P. Carlos Cardó SJ
No crean que he venido a suprimir la Ley o los Profetas. He venido, no para deshacer, sino para llevar a la forma perfecta. En verdad les digo: mientras dure el cielo y la tierra, no pasará una letra o una coma de la Ley hasta que todo se realice. Por tanto, el que ignore el último de esos mandamientos y enseñe a los demás a hacer lo mismo, será el más pequeño en el Reino de los Cielos. En cambio el que los cumpla y los enseñe, será grande en el Reino de los Cielos.
Jesús no pretende abolir la ley mosaica, con cuyo cumplimiento los
judíos demostraban su fidelidad al amor preferencial con que Dios había hecho
de Israel su pueblo escogido. Lo que pretendía era llevarla a plenitud. Con el
ejemplo de su vida y con su enseñanza, Jesús orientaba a sus oyentes hacía una
observancia más sincera de las normas morales, liberándolos de la actitud
farisaica, que se fijaba en lo secundario y exterior y dejaba de lado lo importante
y lo que nace del corazón de las personas.
En este sentido, volvía más radical la ley con las exigencias
propias del amor, que no oprimen sino liberan a la persona para que dé lo mejor
de sí. Las palabras “dar cumplimiento”,
del versículo 17, significan darle su forma nueva y definitiva en la
perspectiva del espíritu del evangelio.
Las comunidades cristianas primitivas recordaron claramente que
Jesús subordinó los numerosos preceptos de la Torá al precepto del amor. Vieron,
asimismo, sobre todo Pablo, que la ley de Moisés no posee autoridad por sí
misma, sino por Jesús. La ley es guía –preceptor o pedagogo– hacia Cristo (Gal 3,24), quien, por medio de su
Espíritu infundido en nuestros corazones, nos impulsa a la justicia mayor del
amor.
Los rabinos fariseos y los doctores de la ley habían inculcado en
la gente la idea de que el cumplimiento de la ley mediante la práctica de las
buenas obras hacía justa a la persona humana y le aseguraba la salvación.

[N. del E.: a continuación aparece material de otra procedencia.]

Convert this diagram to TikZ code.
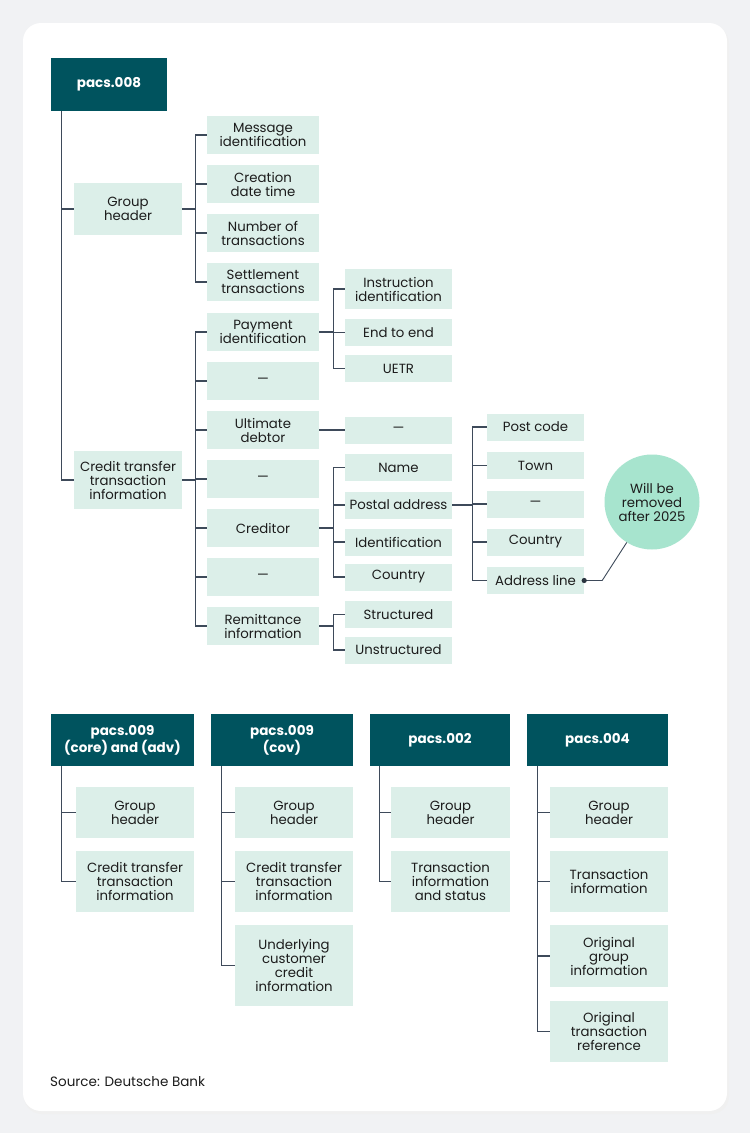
\documentclass[tikz,border=0pt]{standalone}
\usepackage{fontspec}
\setmainfont{Poppins}
\definecolor{headcol}{HTML}{00535E}
\definecolor{leafcol}{HTML}{DCEFE9}
\definecolor{wirecol}{HTML}{3E4A5A}
\definecolor{mintcol}{HTML}{A7E4CE}
\definecolor{pagecol}{HTML}{F1F2F4}
\definecolor{inkcol}{HTML}{1C1C1C}
\pgfdeclarelayer{background layer}
\pgfsetlayers{background layer,main}
\tikzstyle{msgbox}=[fill=headcol,text=white,font=\bfseries\fontsize{13.5}{15}\selectfont,align=center,inner sep=0pt]
\tikzstyle{field}=[fill=leafcol,text=inkcol,font=\fontsize{13.3}{14}\selectfont,align=center,inner sep=0pt]
\tikzstyle{lvone}=[field,minimum width=108pt]
\tikzstyle{lvtwo}=[field,minimum width=112pt,minimum height=38pt]
\tikzstyle{lvthree}=[field,minimum width=107pt,minimum height=27pt]
\tikzstyle{lvfour}=[field,minimum width=97pt,minimum height=27pt]
\tikzstyle{sub}=[field,minimum width=118pt]
\tikzstyle{wire}=[draw=wirecol,line width=1.1pt]

\begin{document}
\begin{tikzpicture}[x=1pt,y=-1pt]
			% pacs.008
			\node (p008) at (109,84.5) [msgbox,minimum width=116pt,minimum height=53pt] {pacs.008};
			\node (gh) at (128,209) [lvone,minimum height=52pt] {Group\\header};
			\node (ctti) at (128,480) [lvone,minimum height=58pt] {Credit transfer\\transaction\\information};
			\node (msgid) at (263,135) [lvtwo] {Message\\identification};
			\node (credt) at (263,184) [lvtwo] {Creation\\date time};
			\node (nbtx) at (263,233) [lvtwo] {Number of\\transactions};
			\node (sttl) at (263,282) [lvtwo] {Settlement\\transactions};
			\node (pmtid) at (263,332) [lvtwo] {Payment\\identification};
			\node (gapa) at (263,381) [lvtwo] {—};
			\node (ultdb) at (263,430) [lvtwo] {Ultimate\\debtor};
			\node (gapb) at (263,479) [lvtwo] {—};
			\node (cdtr) at (263,528) [lvtwo] {Creditor};
			\node (gapc) at (263,577) [lvtwo] {—};
			\node (rmtinf) at (263,626) [lvtwo] {Remittance\\information};
			\node (instrid) at (398.5,289) [lvthree,minimum height=40pt] {Instruction\\identification};
			\node (endtoend) at (398.5,332.5) [lvthree] {End to end};
			\node (uetr) at (398.5,368.5) [lvthree] {UETR};
			\node (ultdash) at (398.5,430) [lvthree] {—};
			\node (nm) at (398.5,467.5) [lvthree] {Name};
			\node (pstladr) at (398.5,505) [lvthree] {Postal address};
			\node (cdtrid) at (398.5,542) [lvthree] {Identification};
			\node (cdtrctry) at (398.5,577) [lvthree] {Country};
			\node (strd) at (398.5,614.5) [lvthree] {Structured};
			\node (ustrd) at (398.5,650) [lvthree] {Unstructured};
			\node (pstcd) at (535.5,427) [lvfour] {Post code};
			\node (twn) at (535.5,465.5) [lvfour] {Town};
			\node (adrdash) at (535.5,504) [lvfour] {—};
			\node (ctry) at (535.5,542) [lvfour] {Country};
			\node (adrline) at (535.5,580.5) [lvfour] {Address line};
			\node (note) at (652,502) [field,circle,fill=mintcol,minimum size=95pt] {Will be\\removed\\after 2025};
			% pacs.009, pacs.002, pacs.004
			\node (p009a) at (122.5,740) [msgbox,minimum width=143pt,minimum height=52pt] {pacs.009\\(core) and (adv)};
			\node (gh9a) at (135,812.5) [sub,minimum height=51pt] {Group\\header};
			\node (ctti9a) at (135,881.5) [sub,minimum height=61pt] {Credit transfer\\transaction\\information};
			\node (p009c) at (282,740) [msgbox,minimum width=142pt,minimum height=52pt] {pacs.009\\(cov)};
			\node (gh9c) at (294,812.5) [sub,minimum height=51pt] {Group\\header};
			\node (ctti9c) at (294,881.5) [sub,minimum height=61pt] {Credit transfer\\transaction\\information};
			\node (undrl) at (294,965.5) [sub,minimum height=81pt] {Underlying\\customer\\credit\\information};
			\node (p002) at (440,740) [msgbox,minimum width=140pt,minimum height=52pt] {pacs.002};
			\node (gh2) at (450.5,812.5) [sub,minimum width=119pt,minimum height=51pt] {Group\\header};
			\node (txsts) at (450.5,881.5) [sub,minimum width=119pt,minimum height=61pt] {Transaction\\information\\and status};
			\node (p004) at (597.5,740) [msgbox,minimum width=141pt,minimum height=52pt] {pacs.004};
			\node (gh4) at (609,812.5) [sub,minimum height=51pt] {Group\\header};
			\node (txinf) at (609,881.5) [sub,minimum height=61pt] {Transaction\\information};
			\node (orggrp) at (609,956) [sub,minimum height=62pt] {Original\\group\\information};
			\node (orgtx) at (609,1031.5) [sub,minimum height=61pt] {Original\\transaction\\reference};
			\node (src) at (50,1082) [anchor=west,text=inkcol,font=\fontsize{13.5}{14}\selectfont,inner sep=0pt] {Source: Deutsche Bank};
			\begin{pgfonlayer}{background layer}
				% page and card
				\fill[pagecol] (0,0) rectangle (750,1133);
				\fill[black!6,rounded corners=18pt] (24,26) rectangle (729,1114);
				\fill[white,rounded corners=18pt] (23,23) rectangle (727,1111);
				\draw [wire] ([xshift=11pt]p008.south west) |- (gh.west);
				\draw [wire] ([xshift=11pt]p008.south west) |- (ctti.west);
				\draw [wire] (gh.east) -- ++(13,0) |- (msgid.west);
				\draw [wire] (gh.east) -- ++(13,0) |- (credt.west);
				\draw [wire] (gh.east) -- ++(13,0) |- (nbtx.west);
				\draw [wire] (gh.east) -- ++(13,0) |- (sttl.west);
				\draw [wire] (ctti.east) -- ++(13,0) |- (pmtid.west);
				\draw [wire] (ctti.east) -- ++(13,0) |- (gapa.west);
				\draw [wire] (ctti.east) -- ++(13,0) |- (ultdb.west);
				\draw [wire] (ctti.east) -- ++(13,0) |- (gapb.west);
				\draw [wire] (ctti.east) -- ++(13,0) |- (cdtr.west);
				\draw [wire] (ctti.east) -- ++(13,0) |- (gapc.west);
				\draw [wire] (ctti.east) -- ++(13,0) |- (rmtinf.west);
				\draw [wire] (pmtid.east) -- ++(14,0) |- (instrid.west);
				\draw [wire] (pmtid.east) -- ++(14,0) |- (endtoend.west);
				\draw [wire] (pmtid.east) -- ++(14,0) |- (uetr.west);
				\draw [wire] (ultdb.east) -- (ultdash.west);
				\draw [wire] (cdtr.east) -- ++(14,0) |- (nm.west);
				\draw [wire] (cdtr.east) -- ++(14,0) |- (pstladr.west);
				\draw [wire] (cdtr.east) -- ++(14,0) |- (cdtrid.west);
				\draw [wire] (cdtr.east) -- ++(14,0) |- (cdtrctry.west);
				\draw [wire] (rmtinf.east) -- ++(14,0) |- (strd.west);
				\draw [wire] (rmtinf.east) -- ++(14,0) |- (ustrd.west);
				\draw [wire] (pstladr.east) -- ++(20,0) |- (pstcd.west);
				\draw [wire] (pstladr.east) -- ++(20,0) |- (twn.west);
				\draw [wire] (pstladr.east) -- ++(20,0) |- (adrdash.west);
				\draw [wire] (pstladr.east) -- ++(20,0) |- (ctry.west);
				\draw [wire] (pstladr.east) -- ++(20,0) |- (adrline.west);
				\draw [wire] ([xshift=11pt]p009a.south west) |- (gh9a.west);
				\draw [wire] ([xshift=11pt]p009a.south west) |- (ctti9a.west);
				\draw [wire] ([xshift=11pt]p009c.south west) |- (gh9c.west);
				\draw [wire] ([xshift=11pt]p009c.south west) |- (ctti9c.west);
				\draw [wire] ([xshift=11pt]p009c.south west) |- (undrl.west);
				\draw [wire] ([xshift=10pt]p002.south west) |- (gh2.west);
				\draw [wire] ([xshift=10pt]p002.south west) |- (txsts.west);
				\draw [wire] ([xshift=11pt]p004.south west) |- (gh4.west);
				\draw [wire] ([xshift=11pt]p004.south west) |- (txinf.west);
				\draw [wire] ([xshift=11pt]p004.south west) |- (orggrp.west);
				\draw [wire] ([xshift=11pt]p004.south west) |- (orgtx.west);
			\end{pgfonlayer}
			% note pointer
			\draw [wire,line width=0.9pt] (adrline.east) -- ++(18,0) -- (note.238);
			\fill [wirecol!70!black] (adrline.east) circle (2.6pt);
		\end{tikzpicture}
\end{document}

Sobre
esta interpretación habían construido una moral rigorista, hecha de casuística
sobre lo lícito y lo ilícito, lo puro y lo impuro, determinado por el
cumplimiento o incumplimiento de los 350 preceptos en que habían desmenuzado la
ley de Moisés.
Todo se volvía imprescindible para poder tener la seguridad de la
salvación, hasta las tareas domésticas más ordinarias como lavar jarros y platos. Jesús echa por tierra esta moral y
propone otra, que brota de convicciones profundas, sobre la base de una
relación amorosa y confiada con el Padre. Esta nueva moral orienta a la persona
y le ayuda a discernir en todo la voluntad de Dios, que se expresa en sus
preceptos –que ningún principio de moralidad, por “perfecto” que sea puede
eludir–, pero que abre el horizonte de la generosidad propia del amor, materia
del único y principal mandamiento que Él nos dejó. Obrando así, la práctica de
la fe, que se define como seguimiento de Cristo, no lleva a sentirse agobiado y
cansado por el peso de la ley, sino libre –como dice Pablo– para discernir en
todo momento cuál es lo bueno, lo
agradable a Dios y lo perfecto que se ha de buscar (Rom 12, 2).
El ejemplo de Jesús ilumina. Cumple la ley, como judío fiel que es
y por su adhesión a la voluntad de su Padre, pero no duda en mostrarse libre
frente a la materialidad de la ley para dar paso a las exigencias del amor:
como en el caso de los enfermos que cura en día sábado, infringiendo a los ojos
de los fariseos y escribas el precepto del descanso sabático, o cuando libera a
sus discípulos de las exigencias tradicionales de las purificaciones y de los
ayunos.
En los versículos siguientes de este capítulo 5 de Mateo se verá a
Jesús atribuyéndose una autoridad que sólo de Dios le podía venir: la de modificar
el núcleo mismo de la ley, los diez mandamientos, para superar el literalismo
legal y enseñar a sus discípulos una justicia más elevada, que brota del
interior de la persona y se manifiesta más en una actitud y un estilo de vida,
que en un cumplimiento mecánico de normas.
Cuando Jesús dice: ¡No
piensen que yo he venido a echar abajo la ley y los profetas! No he venido a
echar abajo sino a dar cumplimiento, no propone un incremento cuantitativo
de los preceptos de la Torá, sino una intensificación cualitativa –en términos
de amor– que configura un estilo de vida ante Dios y el prójimo.